** START OF Collected material **

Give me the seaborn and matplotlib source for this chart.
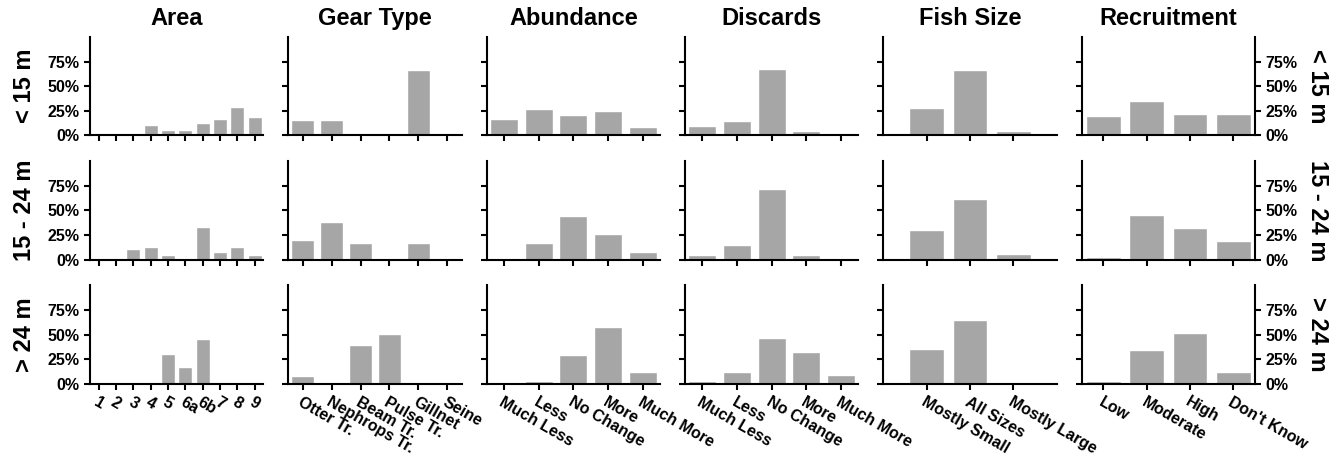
import matplotlib
matplotlib.use("Agg")
import matplotlib.pyplot as plt
import seaborn as sns
from matplotlib.ticker import PercentFormatter

# categories
area_cats = ["1", "2", "3", "4", "5", "6a", "6b", "7", "8", "9"]
gear_cats = ["Otter Tr.", "Nephrops Tr.", "Beam Tr.", "Pulse Tr.", "Gillnet", "Seine"]
change_cats = ["Much Less", "Less", "No Change", "More", "Much More"]
size_cats = ["Mostly Small", "All Sizes", "Mostly Large"]
recruit_cats = ["Low", "Moderate", "High", "Don't Know"]

col_titles = ["Area", "Gear Type", "Abundance", "Discards", "Fish Size", "Recruitment"]
row_labels = ["< 15 m", "15 - 24 m", "> 24 m"]

# percentages per vessel length group
area_lt15 = [0, 0, 0, 11, 5, 5, 13, 17, 29, 19]
area_15_24 = [2, 2, 11, 13, 5, 2, 33, 8, 13, 5]
area_gt24 = [1.5, 1.5, 0, 0, 30, 17, 45, 1.5, 1.5, 0]

gear_lt15 = [16, 16, 0, 0, 66, 0]
gear_15_24 = [20, 38, 17, 2, 17, 2]
gear_gt24 = [8, 0, 39, 51, 0, 0]

abund_lt15 = [17, 27, 21, 25, 8]
abund_15_24 = [2, 17, 44, 26, 8]
abund_gt24 = [0, 2.5, 29, 58, 11.5]

disc_lt15 = [10, 15, 67, 4, 2]
disc_15_24 = [5, 15, 72, 5, 0]
disc_gt24 = [2.5, 11.5, 46, 32, 8.5]

size_lt15 = [28, 66, 4]
size_15_24 = [30, 62, 6]
size_gt24 = [35.5, 64.5, 0]

rec_lt15 = [20, 35, 22, 22]
rec_15_24 = [3, 45, 32, 19]
rec_gt24 = [2.5, 34.5, 51.5, 11.5]

columns = [
    (area_cats, [area_lt15, area_15_24, area_gt24]),
    (gear_cats, [gear_lt15, gear_15_24, gear_gt24]),
    (change_cats, [abund_lt15, abund_15_24, abund_gt24]),
    (change_cats, [disc_lt15, disc_15_24, disc_gt24]),
    (size_cats, [size_lt15, size_15_24, size_gt24]),
    (recruit_cats, [rec_lt15, rec_15_24, rec_gt24]),
]

sns.set_style("ticks")
plt.rcParams["font.family"] = ["Liberation Sans", "DejaVu Sans"]
plt.rcParams["font.weight"] = "bold"
plt.rcParams["axes.linewidth"] = 1.5
plt.rcParams["text.color"] = "black"
plt.rcParams["axes.labelcolor"] = "black"
plt.rcParams["axes.titlecolor"] = "black"

bar_color = "#a6a6a6"

fig, axes = plt.subplots(3, 6, figsize=(13.43, 4.54), dpi=100)
fig.subplots_adjust(left=0.067, right=0.9345, top=0.9185, bottom=0.1548,
                    wspace=0.1445, hspace=0.263)

for c, (cats, rows) in enumerate(columns):
    for r, vals in enumerate(rows):
        ax = axes[r, c]
        sns.barplot(x=cats, y=vals, order=cats, color=bar_color,
                    saturation=1, width=0.8, ax=ax)
        ax.set_ylim(0, 100)
        ax.set_yticks([0, 25, 50, 75])
        ax.yaxis.set_major_formatter(PercentFormatter(xmax=100, decimals=0))
        if len(cats) == 3:
            ax.set_xlim(-1, 3)
        else:
            ax.set_xlim(-0.5, len(cats) - 0.5)
        ax.set_xlabel("")
        ax.set_ylabel("")
        ax.tick_params(axis="both", length=4, width=1.5, labelsize=11.5, colors="black")
        for sp in ax.spines.values():
            sp.set_color("black")
        ax.spines["top"].set_visible(False)
        if c == 5:
            ax.spines["right"].set_visible(True)
            ax.tick_params(axis="y", left=True, right=True,
                           labelleft=False, labelright=True)
        else:
            ax.spines["right"].set_visible(False)
            if c > 0:
                ax.tick_params(axis="y", labelleft=False)
        if r < 2:
            ax.tick_params(axis="x", labelbottom=False)
        else:
            plt.setp(ax.get_xticklabels(), rotation=-30, ha="left",
                     rotation_mode="anchor", fontweight="bold")
        for lab in ax.get_yticklabels():
            lab.set_fontweight("bold")
        if r == 0:
            ax.set_title(col_titles[c], fontsize=17, fontweight="bold",
                         color="black", pad=9)

# row labels on both sides
for r, lab in enumerate(row_labels):
    pos = axes[r, 0].get_position()
    yc = (pos.y0 + pos.y1) / 2
    fig.text(0.018, yc, lab, rotation=90, ha="center", va="center",
             fontsize=17, fontweight="bold", color="black")
    fig.text(0.981, yc, lab, rotation=270, ha="center", va="center",
             fontsize=17, fontweight="bold", color="black")

fig.savefig("out.png", dpi=100)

** END OF Collected material **

→ What is asked
Repeat the data exactly in full, omitting its pictures.

→ Solution to this problem
Give me the seaborn and matplotlib source for this chart.
import matplotlib
matplotlib.use("Agg")
import matplotlib.pyplot as plt
import seaborn as sns
from matplotlib.ticker import PercentFormatter

# categories
area_cats = ["1", "2", "3", "4", "5", "6a", "6b", "7", "8", "9"]
gear_cats = ["Otter Tr.", "Nephrops Tr.", "Beam Tr.", "Pulse Tr.", "Gillnet", "Seine"]
change_cats = ["Much Less", "Less", "No Change", "More", "Much More"]
size_cats = ["Mostly Small", "All Sizes", "Mostly Large"]
recruit_cats = ["Low", "Moderate", "High", "Don't Know"]

col_titles = ["Area", "Gear Type", "Abundance", "Discards", "Fish Size", "Recruitment"]
row_labels = ["< 15 m", "15 - 24 m", "> 24 m"]

# percentages per vessel length group
area_lt15 = [0, 0, 0, 11, 5, 5, 13, 17, 29, 19]
area_15_24 = [2, 2, 11, 13, 5, 2, 33, 8, 13, 5]
area_gt24 = [1.5, 1.5, 0, 0, 30, 17, 45, 1.5, 1.5, 0]

gear_lt15 = [16, 16, 0, 0, 66, 0]
gear_15_24 = [20, 38, 17, 2, 17, 2]
gear_gt24 = [8, 0, 39, 51, 0, 0]

abund_lt15 = [17, 27, 21, 25, 8]
abund_15_24 = [2, 17, 44, 26, 8]
abund_gt24 = [0, 2.5, 29, 58, 11.5]

disc_lt15 = [10, 15, 67, 4, 2]
disc_15_24 = [5, 15, 72, 5, 0]
disc_gt24 = [2.5, 11.5, 46, 32, 8.5]

size_lt15 = [28, 66, 4]
size_15_24 = [30, 62, 6]
size_gt24 = [35.5, 64.5, 0]

rec_lt15 = [20, 35, 22, 22]
rec_15_24 = [3, 45, 32, 19]
rec_gt24 = [2.5, 34.5, 51.5, 11.5]

columns = [
    (area_cats, [area_lt15, area_15_24, area_gt24]),
    (gear_cats, [gear_lt15, gear_15_24, gear_gt24]),
    (change_cats, [abund_lt15, abund_15_24, abund_gt24]),
    (change_cats, [disc_lt15, disc_15_24, disc_gt24]),
    (size_cats, [size_lt15, size_15_24, size_gt24]),
    (recruit_cats, [rec_lt15, rec_15_24, rec_gt24]),
]

sns.set_style("ticks")
plt.rcParams["font.family"] = ["Liberation Sans", "DejaVu Sans"]
plt.rcParams["font.weight"] = "bold"
plt.rcParams["axes.linewidth"] = 1.5
plt.rcParams["text.color"] = "black"
plt.rcParams["axes.labelcolor"] = "black"
plt.rcParams["axes.titlecolor"] = "black"

bar_color = "#a6a6a6"

fig, axes = plt.subplots(3, 6, figsize=(13.43, 4.54), dpi=100)
fig.subplots_adjust(left=0.067, right=0.9345, top=0.9185, bottom=0.1548,
                    wspace=0.1445, hspace=0.263)

for c, (cats, rows) in enumerate(columns):
    for r, vals in enumerate(rows):
        ax = axes[r, c]
        sns.barplot(x=cats, y=vals, order=cats, color=bar_color,
                    saturation=1, width=0.8, ax=ax)
        ax.set_ylim(0, 100)
        ax.set_yticks([0, 25, 50, 75])
        ax.yaxis.set_major_formatter(PercentFormatter(xmax=100, decimals=0))
        if len(cats) == 3:
            ax.set_xlim(-1, 3)
        else:
            ax.set_xlim(-0.5, len(cats) - 0.5)
        ax.set_xlabel("")
        ax.set_ylabel("")
        ax.tick_params(axis="both", length=4, width=1.5, labelsize=11.5, colors="black")
        for sp in ax.spines.values():
            sp.set_color("black")
        ax.spines["top"].set_visible(False)
        if c == 5:
            ax.spines["right"].set_visible(True)
            ax.tick_params(axis="y", left=True, right=True,
                           labelleft=False, labelright=True)
        else:
            ax.spines["right"].set_visible(False)
            if c > 0:
                ax.tick_params(axis="y", labelleft=False)
        if r < 2:
            ax.tick_params(axis="x", labelbottom=False)
        else:
            plt.setp(ax.get_xticklabels(), rotation=-30, ha="left",
                     rotation_mode="anchor", fontweight="bold")
        for lab in ax.get_yticklabels():
            lab.set_fontweight("bold")
        if r == 0:
            ax.set_title(col_titles[c], fontsize=17, fontweight="bold",
                         color="black", pad=9)

# row labels on both sides
for r, lab in enumerate(row_labels):
    pos = axes[r, 0].get_position()
    yc = (pos.y0 + pos.y1) / 2
    fig.text(0.018, yc, lab, rotation=90, ha="center", va="center",
             fontsize=17, fontweight="bold", color="black")
    fig.text(0.981, yc, lab, rotation=270, ha="center", va="center",
             fontsize=17, fontweight="bold", color="black")

fig.savefig("out.png", dpi=100)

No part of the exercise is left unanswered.